Pablo was yesterday 600 miles off the West Indies and moving westwards. It was still too early to predict its final course, but the US National Hurricane Centre in Miami warned: "People should pay attention because anything could happen." Pablo is the 16th named tempest in the Atlantic this year (they are rated as tropical storms when their winds reach 39mph and as hurricanes at 74mph) and the first ever to begin with a letter P. Naming begin in 1951 using the phonetic alphabet (Alpha, Bravo, Charlie, etc). In 1978 meteorologists began giving them female christian names, hurriedly changing after protests to both sexes a year later. "We did not have phonetical correctness then," says Frank Lepore of the National Hurricane Centre, "but the equality movement was in full flower."
Only once since the naming began have there been more tempests in a season: there were 18 in 1969, but meteorologists omitted to name three of them. But this year is expected to overtake it before the season is out, making it the second stormiest on record, after the 21 recorded in 1933.
It is, however, a quieter year in the Pacific. There have been no named tempests in the central Pacific at all so far this year, compared to the usual four or five. They have reached J for Juliet in the eastern Pacific, which is somewhat below average, and are rather above the average number in the western Pacific and Indian Ocean, where the names have reached S for Sybil.

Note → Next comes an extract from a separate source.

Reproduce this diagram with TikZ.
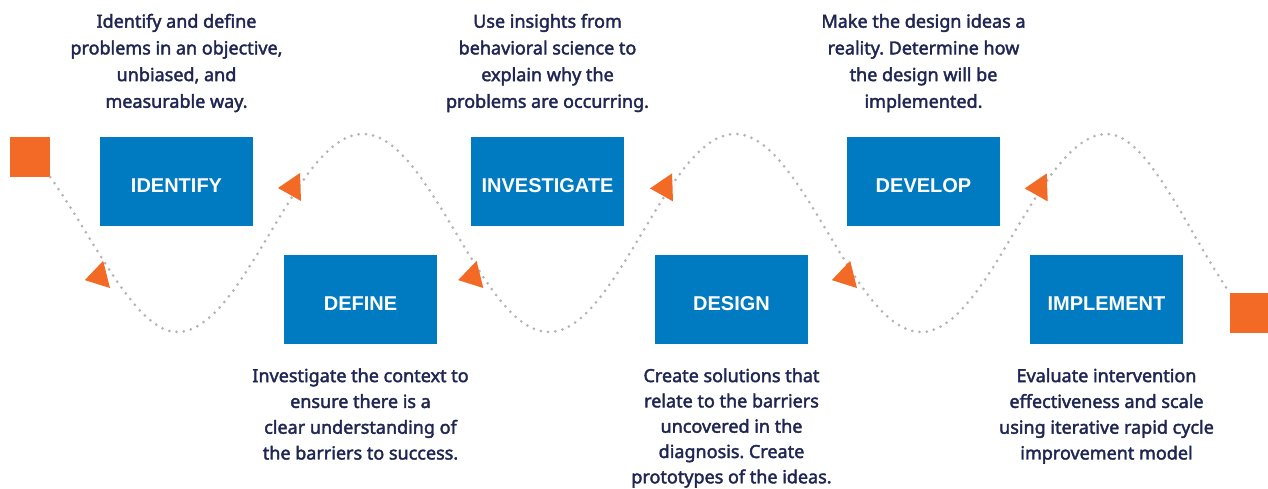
\documentclass[tikz,border=0pt]{standalone}
\usepackage{fontspec}
\setmainfont{Noto Sans}
\newfontfamily\descfont[FakeBold=2.2]{Noto Sans}
\newfontfamily\stagefont{Liberation Sans}
\usetikzlibrary{positioning}
\definecolor{stepblue}{RGB}{0,122,193}
\definecolor{steporange}{RGB}{242,106,37}
\definecolor{stepnavy}{RGB}{31,38,82}
\definecolor{stepgray}{RGB}{180,180,180}
\frenchspacing

\tikzset{
  stage/.style={fill=stepblue, text=white, minimum width=153pt, minimum height=89pt,
    inner sep=0pt, text height=22.3pt, text depth=0pt,
    font=\stagefont\bfseries\fontsize{20}{22}\selectfont},
  desc/.style={text=stepnavy, align=center, inner sep=0pt,
    font=\descfont\fontsize{18}{26.7}\selectfont},
  desclow/.style={desc, font=\descfont\fontsize{18}{25.8}\selectfont},
  endsq/.style={fill=steporange, minimum size=40pt, inner sep=0pt},
  pics/marker/.style={code={\fill[steporange] (-15,-0.7) -- (7,14.3) -- (8,-13.7) -- cycle;}}
}

\begin{document}
\begin{tikzpicture}[x=1pt,y=1pt]
\useasboundingbox (0,0) rectangle (1268,-489);

% End squares
\node[endsq] (start) at (30,-157) {};
\node[endsq] (finish) at (1250,-313) {};

% Wave
\coordinate (t1) at (177,-332);
\coordinate (m1) at (270,-233);
\coordinate (p1) at (363,-134);
\coordinate (m2) at (456,-233);
\coordinate (t2) at (549,-332);
\coordinate (m3) at (642,-233);
\coordinate (p2) at (735,-134);
\coordinate (m4) at (828,-233);
\coordinate (t3) at (921,-332);
\coordinate (m5) at (1014,-233);
\coordinate (p3) at (1107,-134);
\draw[stepgray, line width=3pt, line cap=round, dash pattern=on 0pt off 7.3pt]
  (start.south east) to[out=-54, in=180, out distance=72, in distance=42] (t1)
  cos (m1) sin (p1) cos (m2) sin (t2) cos (m3) sin (p2) cos (m4) sin (t3) cos (m5) sin (p3)
  to[out=0, in=125, out distance=41, in distance=72] (finish.north west);

% Markers
\foreach \x/\y/\r in {99.3/-276.3/12, 293/-187.3/0, 472.7/-276.3/12,
    665/-187.7/0, 846.3/-276.3/12, 1039.7/-187.7/0}
  \pic[rotate=\r] at (\x,\y) {marker};

% Stages
\node[stage] (identify) at (176.5,-181.5) {IDENTIFY};
\node[stage] (define) at (360.5,-299.5) {DEFINE};
\node[stage] (investigate) at (547.5,-181.5) {INVESTIGATE};
\node[stage] (design) at (731.5,-299.5) {DESIGN};
\node[stage] (develop) at (923.5,-181.5) {DEVELOP};
\node[stage] (implement) at (1106.5,-299.5) {IMPLEMENT};

% Descriptions
\node[desc, above=24.5pt of identify] (identifytxt)
  {Identify and define\\problems in an objective,\\unbiased, and\\measurable way.};
\node[desc, above=24.5pt of investigate] (investigatetxt)
  {Use insights from\\behavioral science to\\explain why the\\problems are occurring.};
\node[desc, above=24.5pt of develop] (developtxt)
  {Make the design ideas a\\reality. Determine how\\the design will be\\implemented.};
\node[desclow, below=24pt of define] (definetxt)
  {Investigate the context to\\ensure there is a\\clear understanding of\\the barriers to success.};
\node[desclow, below=24pt of design, font=\descfont\fontsize{18}{25.3}\selectfont] (designtxt)
  {Create solutions that\\relate to the barriers\\uncovered in the\\diagnosis. Create\\prototypes of the ideas.};
\node[desclow, below=24pt of implement] (implementtxt)
  {Evaluate intervention\\effectiveness and scale\\using iterative rapid cycle\\improvement model};
\end{tikzpicture}
\end{document}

Professor William Gray, of Colorado State University, who earlier this year predicted a record hurricane season, believes that the storms will now get worse, after 25 years of relative calm. He forecasts that the end of the lull will bring the US "hurricane destruction as never before experienced" because of large-scale development along vulnerable coasts over recent decades.
He dismisses global warming as a cause of this year's storms, but some scientists believe that the weather will get more tempestuous as the oceans heat up: the London Meteorological Office, for example, expects them to increase by 50 per cent as global warming takes hold.
This is causing alarm in the insurance industry, which has already been heavily battered by natural catastrophes in recent years. Twenty-one of the 25 largest insured catastrophes in the US have occurred in the last decade, driving companies out of business, and Munich Re, the world's largest re-insurance group, has warned that climate change is likely to create new records for damage.